Given material:
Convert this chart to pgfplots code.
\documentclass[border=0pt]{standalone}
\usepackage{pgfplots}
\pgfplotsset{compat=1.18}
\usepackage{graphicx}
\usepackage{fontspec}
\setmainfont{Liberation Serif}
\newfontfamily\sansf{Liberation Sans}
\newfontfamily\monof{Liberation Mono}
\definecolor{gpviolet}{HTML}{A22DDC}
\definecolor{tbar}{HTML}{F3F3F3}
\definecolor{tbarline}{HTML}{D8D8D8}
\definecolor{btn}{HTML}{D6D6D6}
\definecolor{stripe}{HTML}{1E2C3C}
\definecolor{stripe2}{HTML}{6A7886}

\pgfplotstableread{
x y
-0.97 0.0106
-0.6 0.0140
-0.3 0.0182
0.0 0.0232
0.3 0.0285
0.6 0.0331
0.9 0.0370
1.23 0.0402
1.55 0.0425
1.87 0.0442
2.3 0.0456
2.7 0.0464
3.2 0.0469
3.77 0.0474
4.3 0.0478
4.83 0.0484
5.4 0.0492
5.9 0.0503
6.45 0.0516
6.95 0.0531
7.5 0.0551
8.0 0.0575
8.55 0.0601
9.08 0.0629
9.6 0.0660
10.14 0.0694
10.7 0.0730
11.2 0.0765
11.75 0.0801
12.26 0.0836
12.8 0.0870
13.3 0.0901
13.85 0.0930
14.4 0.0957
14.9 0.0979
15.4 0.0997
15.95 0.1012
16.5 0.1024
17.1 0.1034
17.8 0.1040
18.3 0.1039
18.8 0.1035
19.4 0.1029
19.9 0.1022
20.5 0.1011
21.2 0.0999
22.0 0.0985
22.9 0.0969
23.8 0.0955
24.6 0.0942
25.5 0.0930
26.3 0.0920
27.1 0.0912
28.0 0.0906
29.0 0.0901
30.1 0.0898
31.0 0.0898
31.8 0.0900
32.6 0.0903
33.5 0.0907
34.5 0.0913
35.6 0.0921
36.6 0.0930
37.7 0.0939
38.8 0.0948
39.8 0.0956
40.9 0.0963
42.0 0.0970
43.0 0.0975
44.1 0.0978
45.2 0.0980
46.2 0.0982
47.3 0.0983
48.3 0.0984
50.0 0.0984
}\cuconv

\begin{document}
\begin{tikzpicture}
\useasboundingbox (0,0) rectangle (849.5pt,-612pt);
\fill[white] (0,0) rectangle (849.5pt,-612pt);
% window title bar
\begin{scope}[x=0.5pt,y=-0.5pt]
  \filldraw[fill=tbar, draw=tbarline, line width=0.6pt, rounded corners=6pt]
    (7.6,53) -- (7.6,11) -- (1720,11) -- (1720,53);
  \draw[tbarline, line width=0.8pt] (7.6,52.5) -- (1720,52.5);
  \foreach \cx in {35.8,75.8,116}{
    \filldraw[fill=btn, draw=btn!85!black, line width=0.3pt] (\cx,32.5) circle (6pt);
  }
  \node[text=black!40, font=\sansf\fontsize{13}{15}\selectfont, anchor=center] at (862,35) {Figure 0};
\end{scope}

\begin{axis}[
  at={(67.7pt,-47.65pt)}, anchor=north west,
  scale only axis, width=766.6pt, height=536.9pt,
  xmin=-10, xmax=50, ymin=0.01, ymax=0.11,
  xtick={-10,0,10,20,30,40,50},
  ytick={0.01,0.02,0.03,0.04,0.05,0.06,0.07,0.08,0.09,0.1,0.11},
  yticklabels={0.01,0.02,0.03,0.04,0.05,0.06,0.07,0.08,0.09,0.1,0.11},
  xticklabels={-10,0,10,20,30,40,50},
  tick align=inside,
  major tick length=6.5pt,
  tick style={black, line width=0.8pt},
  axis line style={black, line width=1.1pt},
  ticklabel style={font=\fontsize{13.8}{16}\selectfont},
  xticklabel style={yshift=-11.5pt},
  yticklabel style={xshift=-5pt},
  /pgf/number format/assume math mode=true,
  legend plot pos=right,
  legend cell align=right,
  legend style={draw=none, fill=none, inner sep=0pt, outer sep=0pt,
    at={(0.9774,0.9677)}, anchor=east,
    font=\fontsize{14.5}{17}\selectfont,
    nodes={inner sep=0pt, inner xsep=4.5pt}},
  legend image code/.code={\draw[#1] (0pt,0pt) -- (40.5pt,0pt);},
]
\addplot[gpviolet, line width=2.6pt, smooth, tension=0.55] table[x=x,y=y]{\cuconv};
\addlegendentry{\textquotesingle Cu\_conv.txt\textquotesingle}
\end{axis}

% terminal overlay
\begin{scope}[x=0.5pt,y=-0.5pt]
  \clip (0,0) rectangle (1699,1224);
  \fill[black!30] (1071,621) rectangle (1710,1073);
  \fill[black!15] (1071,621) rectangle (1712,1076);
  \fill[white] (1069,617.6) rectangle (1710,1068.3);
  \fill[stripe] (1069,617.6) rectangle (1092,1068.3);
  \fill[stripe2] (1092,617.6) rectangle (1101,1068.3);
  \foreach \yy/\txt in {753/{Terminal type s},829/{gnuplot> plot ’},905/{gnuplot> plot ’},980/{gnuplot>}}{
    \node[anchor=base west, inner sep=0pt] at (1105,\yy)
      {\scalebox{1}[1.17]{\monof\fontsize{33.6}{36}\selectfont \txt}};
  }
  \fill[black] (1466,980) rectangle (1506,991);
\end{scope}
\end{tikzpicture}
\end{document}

Exercise objective: Transcribe the full listing above without leaving anything out.

Exercise output:
Convert this chart to pgfplots code.
\documentclass[border=0pt]{standalone}
\usepackage{pgfplots}
\pgfplotsset{compat=1.18}
\usepackage{graphicx}
\usepackage{fontspec}
\setmainfont{Liberation Serif}
\newfontfamily\sansf{Liberation Sans}
\newfontfamily\monof{Liberation Mono}
\definecolor{gpviolet}{HTML}{A22DDC}
\definecolor{tbar}{HTML}{F3F3F3}
\definecolor{tbarline}{HTML}{D8D8D8}
\definecolor{btn}{HTML}{D6D6D6}
\definecolor{stripe}{HTML}{1E2C3C}
\definecolor{stripe2}{HTML}{6A7886}

\pgfplotstableread{
x y
-0.97 0.0106
-0.6 0.0140
-0.3 0.0182
0.0 0.0232
0.3 0.0285
0.6 0.0331
0.9 0.0370
1.23 0.0402
1.55 0.0425
1.87 0.0442
2.3 0.0456
2.7 0.0464
3.2 0.0469
3.77 0.0474
4.3 0.0478
4.83 0.0484
5.4 0.0492
5.9 0.0503
6.45 0.0516
6.95 0.0531
7.5 0.0551
8.0 0.0575
8.55 0.0601
9.08 0.0629
9.6 0.0660
10.14 0.0694
10.7 0.0730
11.2 0.0765
11.75 0.0801
12.26 0.0836
12.8 0.0870
13.3 0.0901
13.85 0.0930
14.4 0.0957
14.9 0.0979
15.4 0.0997
15.95 0.1012
16.5 0.1024
17.1 0.1034
17.8 0.1040
18.3 0.1039
18.8 0.1035
19.4 0.1029
19.9 0.1022
20.5 0.1011
21.2 0.0999
22.0 0.0985
22.9 0.0969
23.8 0.0955
24.6 0.0942
25.5 0.0930
26.3 0.0920
27.1 0.0912
28.0 0.0906
29.0 0.0901
30.1 0.0898
31.0 0.0898
31.8 0.0900
32.6 0.0903
33.5 0.0907
34.5 0.0913
35.6 0.0921
36.6 0.0930
37.7 0.0939
38.8 0.0948
39.8 0.0956
40.9 0.0963
42.0 0.0970
43.0 0.0975
44.1 0.0978
45.2 0.0980
46.2 0.0982
47.3 0.0983
48.3 0.0984
50.0 0.0984
}\cuconv

\begin{document}
\begin{tikzpicture}
\useasboundingbox (0,0) rectangle (849.5pt,-612pt);
\fill[white] (0,0) rectangle (849.5pt,-612pt);
% window title bar
\begin{scope}[x=0.5pt,y=-0.5pt]
  \filldraw[fill=tbar, draw=tbarline, line width=0.6pt, rounded corners=6pt]
    (7.6,53) -- (7.6,11) -- (1720,11) -- (1720,53);
  \draw[tbarline, line width=0.8pt] (7.6,52.5) -- (1720,52.5);
  \foreach \cx in {35.8,75.8,116}{
    \filldraw[fill=btn, draw=btn!85!black, line width=0.3pt] (\cx,32.5) circle (6pt);
  }
  \node[text=black!40, font=\sansf\fontsize{13}{15}\selectfont, anchor=center] at (862,35) {Figure 0};
\end{scope}

\begin{axis}[
  at={(67.7pt,-47.65pt)}, anchor=north west,
  scale only axis, width=766.6pt, height=536.9pt,
  xmin=-10, xmax=50, ymin=0.01, ymax=0.11,
  xtick={-10,0,10,20,30,40,50},
  ytick={0.01,0.02,0.03,0.04,0.05,0.06,0.07,0.08,0.09,0.1,0.11},
  yticklabels={0.01,0.02,0.03,0.04,0.05,0.06,0.07,0.08,0.09,0.1,0.11},
  xticklabels={-10,0,10,20,30,40,50},
  tick align=inside,
  major tick length=6.5pt,
  tick style={black, line width=0.8pt},
  axis line style={black, line width=1.1pt},
  ticklabel style={font=\fontsize{13.8}{16}\selectfont},
  xticklabel style={yshift=-11.5pt},
  yticklabel style={xshift=-5pt},
  /pgf/number format/assume math mode=true,
  legend plot pos=right,
  legend cell align=right,
  legend style={draw=none, fill=none, inner sep=0pt, outer sep=0pt,
    at={(0.9774,0.9677)}, anchor=east,
    font=\fontsize{14.5}{17}\selectfont,
    nodes={inner sep=0pt, inner xsep=4.5pt}},
  legend image code/.code={\draw[#1] (0pt,0pt) -- (40.5pt,0pt);},
]
\addplot[gpviolet, line width=2.6pt, smooth, tension=0.55] table[x=x,y=y]{\cuconv};
\addlegendentry{\textquotesingle Cu\_conv.txt\textquotesingle}
\end{axis}

% terminal overlay
\begin{scope}[x=0.5pt,y=-0.5pt]
  \clip (0,0) rectangle (1699,1224);
  \fill[black!30] (1071,621) rectangle (1710,1073);
  \fill[black!15] (1071,621) rectangle (1712,1076);
  \fill[white] (1069,617.6) rectangle (1710,1068.3);
  \fill[stripe] (1069,617.6) rectangle (1092,1068.3);
  \fill[stripe2] (1092,617.6) rectangle (1101,1068.3);
  \foreach \yy/\txt in {753/{Terminal type s},829/{gnuplot> plot ’},905/{gnuplot> plot ’},980/{gnuplot>}}{
    \node[anchor=base west, inner sep=0pt] at (1105,\yy)
      {\scalebox{1}[1.17]{\monof\fontsize{33.6}{36}\selectfont \txt}};
  }
  \fill[black] (1466,980) rectangle (1506,991);
\end{scope}
\end{tikzpicture}
\end{document}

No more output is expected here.